Afin de savoir quelle sauce pimentée François Mitterrand mijote avec ses ministres rouges, Reagan délègue son vice-président Georges H.G. Bush[3] qui, en tant qu’ancien directeur de la CIA, connaît la musique du Renseignement. Le vice-président arrive le jour même, 24 juin 1981, où le gouvernement Mauroy II tient son premier conseil à l’Elysée.

Selon le livre Verbatim de Jacques Attali, alors proche conseiller de Mitterrand, les huissiers font entrer Georges H. G. Bush au palais présidentiel par l’avenue Gabriel, située à l’opposé de l’entrée principale, afin de lui éviter de tomber nez-à-nez avec le quatuor des ministres moscoutaires qui, eux, sortent de l’Elysée à l’issue de leur premier Conseil des ministres.

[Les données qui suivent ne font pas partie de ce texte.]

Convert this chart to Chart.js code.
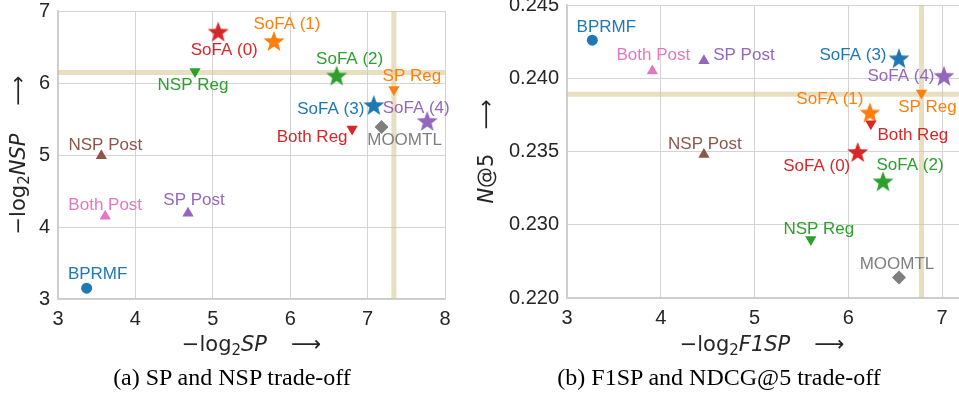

Lors de cette rencontre, François Mitterrand explique à Bush senior sa stratégie vis-à-vis du PCF. S’il a nommé des ministres communistes, c’est pour mieux les contraindre à la solidarité gouvernementale et à leur faire avaliser une politique qui est loin de servir la cause de l’Union Soviétique. Le but est d’étouffer le Parti communiste dans les ors du pouvoir. George H.G. Bush sort rasséréné de cet entretien.

Si le président français s’est efforcé de se montrer convaincant, il n’a toutefois pas déployé tout son jeu. Il garde dans sa manche un atout de taille qu’il réserve pour une rencontre directe avec son homologue d’outre-Atlantique.

De retour à Washington, le vice-président dresse à l’intention de Ronald Reagan un constat plutôt rassurant sur les intentions de François Mitterrand à l’endroit, voire à l’encontre, des communistes qui n’ont obtenu que des postes ministériels de second plan.

Mais le président des Etats-Unis n’est pas encore tout à fait rassuré. Certes, le quatuor rouge n’a eu droit qu’à des ministères techniques. Néanmoins, l’un d’entre eux, présente un danger potentiel : le communiste Charles Fiterman qui, en tant que ministre des Transports, peut avoir accès à des documents de l’OTAN[4], cas de figure que l’Alliance Atlantique interdit formellement. De plus, en tant que numéro 2 du PCF[5], Fiterman a noué des rapports fréquents avec les Soviétiques.

Un atout-maître nommé « Farewell »

Les doutes états-uniens sur la position de la France vis-à-vis de l’URSS seront balayés lors d’une rencontre entre Mitterrand et Reagan en marge du G7 qui se déroule à Ottawa les 20 et 21 juillet 1981. A cette occasion, le président socialiste abat son atout-maître nommé « Farewell ». C’est le nom de code du transfuge soviétique qui a amené à la France, puis à l’Occident le plus de renseignements sur les forces soviétiques, en nombre et en qualité. François Mitterrand offre donc aux Etats-Unis « Farewell » sur un plateau. Ronald Reagan manque tomber de son fauteuil et se serait exclamé : « C’est le plus gros poisson de ce genre depuis 1945 ». Pour lui, la cause est entendue : la France reste un allié fiable.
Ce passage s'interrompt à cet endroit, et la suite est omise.